#### DATA SHOWN

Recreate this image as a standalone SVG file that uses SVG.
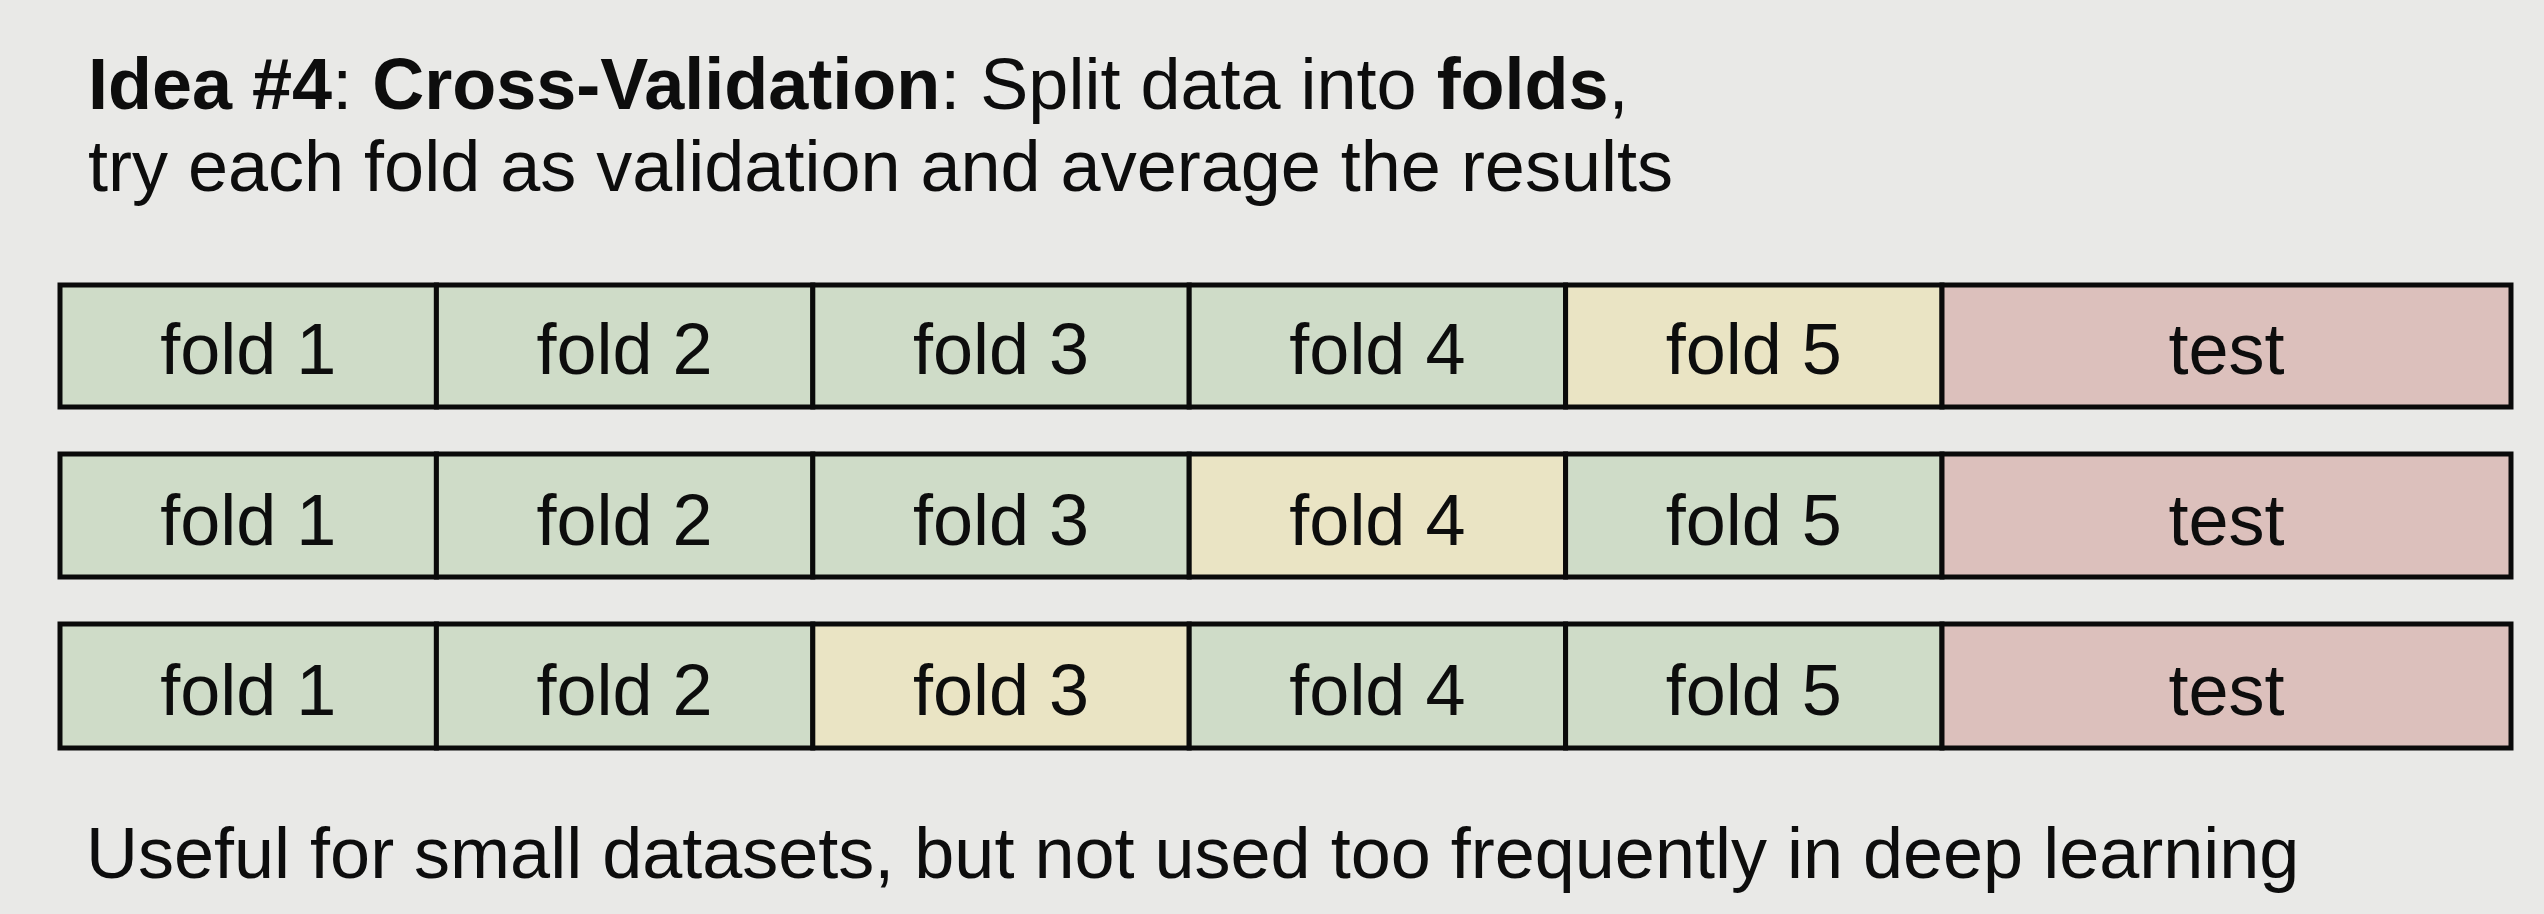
<svg xmlns="http://www.w3.org/2000/svg" width="2544" height="914" viewBox="0 0 2544 914">
<style>
text{font-family:"Liberation Sans",Arial,sans-serif;fill:#0d0d0d}
.t{font-size:72px}
.b{font-weight:bold}
.lbl{font-size:72px;text-anchor:middle}
.cell{stroke:#0a0a0a;stroke-width:5}
.tr{fill:#cfdcc8}
.va{fill:#eae4c4}
.te{fill:#dcc0bc}
</style>
<rect x="0" y="0" width="2544" height="914" fill="#e9e9e7"/>
<g id="title">
<text class="t" x="88" y="109"><tspan class="b">Idea #4</tspan>: <tspan class="b">Cross-Validation</tspan>: Split data into <tspan class="b">folds</tspan>,</text>
<text class="t" x="88" y="191">try each fold as validation and average the results</text>
</g>
<g id="row1">
<rect class="cell tr" x="60" y="285" width="376.4" height="122"/>
<rect class="cell tr" x="436.4" y="285" width="376.4" height="122"/>
<rect class="cell tr" x="812.8" y="285" width="376.4" height="122"/>
<rect class="cell tr" x="1189.2" y="285" width="376.4" height="122"/>
<rect class="cell va" x="1565.6" y="285" width="376.4" height="122"/>
<rect class="cell te" x="1942" y="285" width="569" height="122"/>
<text class="lbl" x="248.2" y="374">fold 1</text>
<text class="lbl" x="624.6" y="374">fold 2</text>
<text class="lbl" x="1001" y="374">fold 3</text>
<text class="lbl" x="1377.4" y="374">fold 4</text>
<text class="lbl" x="1753.8" y="374">fold 5</text>
<text class="lbl" x="2226.5" y="374">test</text>
</g>
<g id="row2">
<rect class="cell tr" x="60" y="454" width="376.4" height="123"/>
<rect class="cell tr" x="436.4" y="454" width="376.4" height="123"/>
<rect class="cell tr" x="812.8" y="454" width="376.4" height="123"/>
<rect class="cell va" x="1189.2" y="454" width="376.4" height="123"/>
<rect class="cell tr" x="1565.6" y="454" width="376.4" height="123"/>
<rect class="cell te" x="1942" y="454" width="569" height="123"/>
<text class="lbl" x="248.2" y="545">fold 1</text>
<text class="lbl" x="624.6" y="545">fold 2</text>
<text class="lbl" x="1001" y="545">fold 3</text>
<text class="lbl" x="1377.4" y="545">fold 4</text>
<text class="lbl" x="1753.8" y="545">fold 5</text>
<text class="lbl" x="2226.5" y="545">test</text>
</g>
<g id="row3">
<rect class="cell tr" x="60" y="624" width="376.4" height="124"/>
<rect class="cell tr" x="436.4" y="624" width="376.4" height="124"/>
<rect class="cell va" x="812.8" y="624" width="376.4" height="124"/>
<rect class="cell tr" x="1189.2" y="624" width="376.4" height="124"/>
<rect class="cell tr" x="1565.6" y="624" width="376.4" height="124"/>
<rect class="cell te" x="1942" y="624" width="569" height="124"/>
<text class="lbl" x="248.2" y="715">fold 1</text>
<text class="lbl" x="624.6" y="715">fold 2</text>
<text class="lbl" x="1001" y="715">fold 3</text>
<text class="lbl" x="1377.4" y="715">fold 4</text>
<text class="lbl" x="1753.8" y="715">fold 5</text>
<text class="lbl" x="2226.5" y="715">test</text>
</g>
<g id="connectors"></g>
<g id="footer">
<text class="t" x="86" y="878">Useful for small datasets, but not used too frequently in deep learning</text>
</g>
</svg>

########

WHAT YOU NEED TO DO | Restate the data above word for word. Skip every picture.

OUTPUT FOR THIS TASK |
Recreate this image as a standalone SVG file that uses SVG.
<svg xmlns="http://www.w3.org/2000/svg" width="2544" height="914" viewBox="0 0 2544 914">
<style>
text{font-family:"Liberation Sans",Arial,sans-serif;fill:#0d0d0d}
.t{font-size:72px}
.b{font-weight:bold}
.lbl{font-size:72px;text-anchor:middle}
.cell{stroke:#0a0a0a;stroke-width:5}
.tr{fill:#cfdcc8}
.va{fill:#eae4c4}
.te{fill:#dcc0bc}
</style>
<rect x="0" y="0" width="2544" height="914" fill="#e9e9e7"/>
<g id="title">
<text class="t" x="88" y="109"><tspan class="b">Idea #4</tspan>: <tspan class="b">Cross-Validation</tspan>: Split data into <tspan class="b">folds</tspan>,</text>
<text class="t" x="88" y="191">try each fold as validation and average the results</text>
</g>
<g id="row1">
<rect class="cell tr" x="60" y="285" width="376.4" height="122"/>
<rect class="cell tr" x="436.4" y="285" width="376.4" height="122"/>
<rect class="cell tr" x="812.8" y="285" width="376.4" height="122"/>
<rect class="cell tr" x="1189.2" y="285" width="376.4" height="122"/>
<rect class="cell va" x="1565.6" y="285" width="376.4" height="122"/>
<rect class="cell te" x="1942" y="285" width="569" height="122"/>
<text class="lbl" x="248.2" y="374">fold 1</text>
<text class="lbl" x="624.6" y="374">fold 2</text>
<text class="lbl" x="1001" y="374">fold 3</text>
<text class="lbl" x="1377.4" y="374">fold 4</text>
<text class="lbl" x="1753.8" y="374">fold 5</text>
<text class="lbl" x="2226.5" y="374">test</text>
</g>
<g id="row2">
<rect class="cell tr" x="60" y="454" width="376.4" height="123"/>
<rect class="cell tr" x="436.4" y="454" width="376.4" height="123"/>
<rect class="cell tr" x="812.8" y="454" width="376.4" height="123"/>
<rect class="cell va" x="1189.2" y="454" width="376.4" height="123"/>
<rect class="cell tr" x="1565.6" y="454" width="376.4" height="123"/>
<rect class="cell te" x="1942" y="454" width="569" height="123"/>
<text class="lbl" x="248.2" y="545">fold 1</text>
<text class="lbl" x="624.6" y="545">fold 2</text>
<text class="lbl" x="1001" y="545">fold 3</text>
<text class="lbl" x="1377.4" y="545">fold 4</text>
<text class="lbl" x="1753.8" y="545">fold 5</text>
<text class="lbl" x="2226.5" y="545">test</text>
</g>
<g id="row3">
<rect class="cell tr" x="60" y="624" width="376.4" height="124"/>
<rect class="cell tr" x="436.4" y="624" width="376.4" height="124"/>
<rect class="cell va" x="812.8" y="624" width="376.4" height="124"/>
<rect class="cell tr" x="1189.2" y="624" width="376.4" height="124"/>
<rect class="cell tr" x="1565.6" y="624" width="376.4" height="124"/>
<rect class="cell te" x="1942" y="624" width="569" height="124"/>
<text class="lbl" x="248.2" y="715">fold 1</text>
<text class="lbl" x="624.6" y="715">fold 2</text>
<text class="lbl" x="1001" y="715">fold 3</text>
<text class="lbl" x="1377.4" y="715">fold 4</text>
<text class="lbl" x="1753.8" y="715">fold 5</text>
<text class="lbl" x="2226.5" y="715">test</text>
</g>
<g id="connectors"></g>
<g id="footer">
<text class="t" x="86" y="878">Useful for small datasets, but not used too frequently in deep learning</text>
</g>
</svg>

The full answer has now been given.